Muchas de las mejoras en la sanidad, la enseñanza, los derechos laborales, la vivienda, las libertades públicas, etc. eran demandas permanentes de los sindicatos, sobre todo de la CNT, a las que el gobierno republicano no tuvo más remedio que ceder. Que todas esas leyes vinieran firmadas por el presidente de la República no puede tomarse como iniciativas generosas del gobierno, de igual forma que ciertos avances más recientes (como las leyes del divorcio, del aborto, la eutanasia, la sanidad universal, el fin del servicio militar obligatorio y otros cambios) son fruto de años de luchas sociales y no una concesión espontánea del gobierno de turno.

Continuando en nuestra agitada historia conviene recordar que la década escasa de la II República no sólo comprendió los capítulos más brillantes (pongamos la escuela laica o la libertad de conciencia) sino que también es justo anotarle hechos no tan ejemplares como la represión de la Revolución de Asturias, la matanza de Casas Viejas, la disolución de las colectividades de Aragón, el boicot al proceso autogestionario de la industria y los servicios en Cataluña o Valencia y otros tristes sucesos.

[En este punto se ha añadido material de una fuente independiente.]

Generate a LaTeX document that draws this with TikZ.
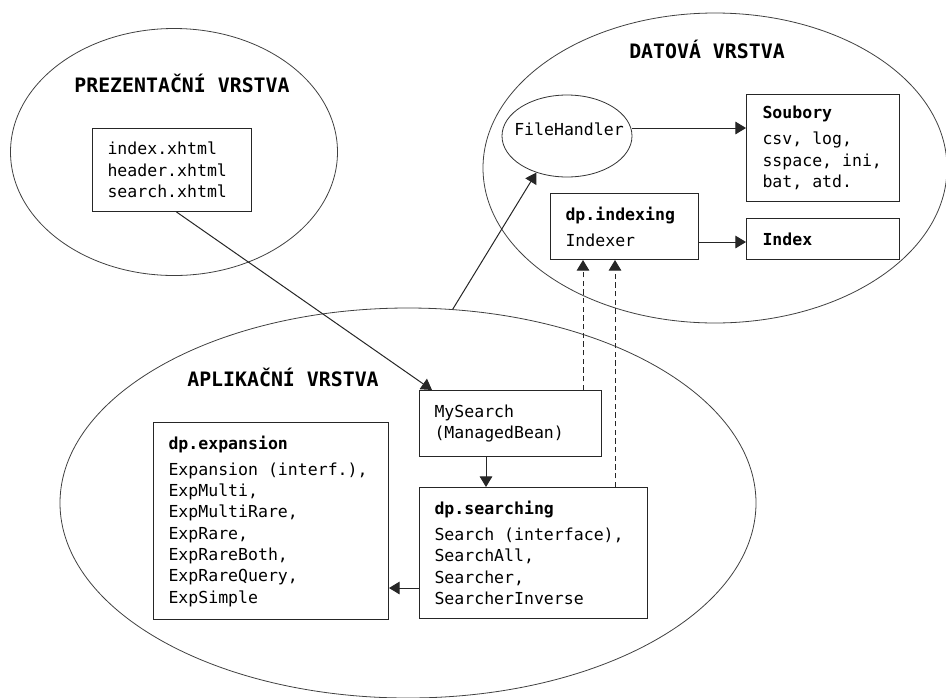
\documentclass[tikz,border=0pt]{standalone}
\usepackage{fontspec}
\setmonofont{DejaVu Sans Mono}
\usetikzlibrary{shapes.geometric,arrows.meta}
\begin{document}
\begin{tikzpicture}[x=0.75pt,y=-0.75pt,
  layer/.style={ellipse, draw=black!75, line width=0.6pt, inner sep=0pt},
  layertitle/.style={inner sep=0pt, font=\ttfamily\bfseries\fontsize{14.9}{18}\selectfont},
  classbox/.style={draw=black!85, line width=0.75pt, fill=white, anchor=north west,
    align=flush left, inner xsep=11.25pt, inner ysep=0pt,
    font=\ttfamily\fontsize{12.4}{16}\selectfont},
  link/.style={line width=0.75pt, draw=black!85, -{Triangle[length=8pt,width=9.5pt]}},
  uses/.style={link, dash pattern=on 4pt off 2.5pt}]

\clip (0,0) rectangle (946,697);

% the three layers
\node[layer, minimum width=245.25pt, minimum height=185.25pt] (pres) at (174,152) {};
\node[layer, minimum width=348pt, minimum height=232.5pt] (data) at (715,168) {};
\node[layer, minimum width=522pt, minimum height=292.5pt] (app) at (408,503) {};

\node[layertitle] (tpres) at (182,83) {PREZENTAČNÍ VRSTVA};
\node[layertitle] (tdata) at (707,49) {DATOVÁ VRSTVA};
\node[layertitle] (tapp) at (283,377) {APLIKAČNÍ VRSTVA};

% presentation layer
\node[classbox, text width=96.75pt, minimum height=62.25pt] (pages) at (92,128)
  {index.xhtml\\header.xhtml\\search.xhtml};

% data layer
\node[ellipse, draw=black!80, line width=0.6pt, inner sep=0pt,
  minimum width=97.5pt, minimum height=61.5pt, text height=0pt, text depth=0pt,
  font=\ttfamily\fontsize{12.4}{16}\selectfont] (fh) at (567,136)
  {\makebox[0pt]{\hspace{3pt}\raisebox{0.75pt}{FileHandler}}};
\node[classbox, inner xsep=12pt, text width=90.75pt, minimum height=80.25pt] (soub) at (746,94)
  {\textbf{Soubory}\\[3.5pt]csv, log,\\sspace, ini,\\bat, atd.};
\node[classbox, text width=88.5pt, minimum height=49.5pt] (idx) at (550,193)
  {\textbf{dp.indexing}\\[3.5pt]Indexer};
\node[classbox, inner xsep=12pt, text width=90.75pt, minimum height=30.75pt] (index) at (746,218)
  {\textbf{Index}};

% application layer
\node[classbox, text width=114pt, minimum height=49.5pt] (ms) at (419,390)
  {MySearch\\(ManagedBean)};
\node[classbox, text width=148.5pt, minimum height=98.25pt] (srch) at (419,487)
  {\textbf{dp.searching}\\[3.5pt]Search (interface),\\SearchAll,\\Searcher,\\SearcherInverse};
\node[classbox, text width=153.75pt, minimum height=147.75pt] (exp) at (153,422)
  {\textbf{dp.expansion}\\[3.5pt]Expansion (interf.),\\ExpMulti,\\ExpMultiRare,\\ExpRare,\\ExpRareBoth,\\ExpRareQuery,\\ExpSimple};

% connectors
\coordinate (yFS) at (0,128);
\coordinate (yII) at (0,242);
\coordinate (xMS) at (486,0);
\coordinate (yEX) at (0,588);
\coordinate (xD1) at (583,0);
\coordinate (xD2) at (615,0);

\draw[link] ([xshift=3.4pt]pages.south) -- ([xshift=9.75pt]ms.north west);
\draw[link] (app.77) -- (fh.230);
\draw[link] (fh.east |- yFS) -- (soub.west |- yFS);
\draw[link] (idx.east |- yII) -- (index.west |- yII);
\draw[link] (ms.south -| xMS) -- (srch.north -| xMS);
\draw[link] (srch.west |- yEX) -- (exp.east |- yEX);
\draw[uses] (ms.north -| xD1) -- (idx.south -| xD1);
\draw[uses] (srch.north -| xD2) -- (idx.south -| xD2);
\end{tikzpicture}
\end{document}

Lo que no parece tenerse en cuenta por quienes idealizan la república como forma de gobierno es que tal institución es simplemente eso: una minoría que decide por la gran mayoría. 

Lo que no parece tenerse en cuenta por quienes idealizan la república como forma de gobierno es que tal institución es simplemente eso: una minoría que decide por la gran mayoría. El único consuelo podría ser que una gran parte de dicha mayoría ha votado a los partidos que alcanzan el poder. El gobierno resultante puede actuar –como suele ocurrir generalmente– en contra de quienes lo han votado, sin que por ello deje la institución de llamarse república. De hecho más del 90% de los estados modernos son repúblicas; tan república se puede reclamar Francia, como Siria, EE.UU. Corea (del Norte o del Sur), Guatemala, Uganda, Polonia, Pakistán, México y 150 estados miembros más de la ONU.

Y es que si a la alternativa de una república no se le añade un adjetivo que nos aclare un poco más cómo nos vamos a organizar y quiénes de verdad van a decidir, si no le acompaña una posición firme contra capital y estado, únicamente podemos entender que se nos ofrece quitar un rey y poner un presidente; que no digo que no sea un paso adelante, pero que para más de uno y de una carece de la fuerza suficiente para despertar nuestra adhesión entusiasta a tan ambigua utopía.

En definitiva, y puestos a ser utópicos, preferimos seguir soñando con nuestro proyecto de sociedad libre y autogestionaria. Pero mientras llegamos a nuestras respectivas y lejanas utopías: ¡Nos vemos en las calles, en las luchas comunes!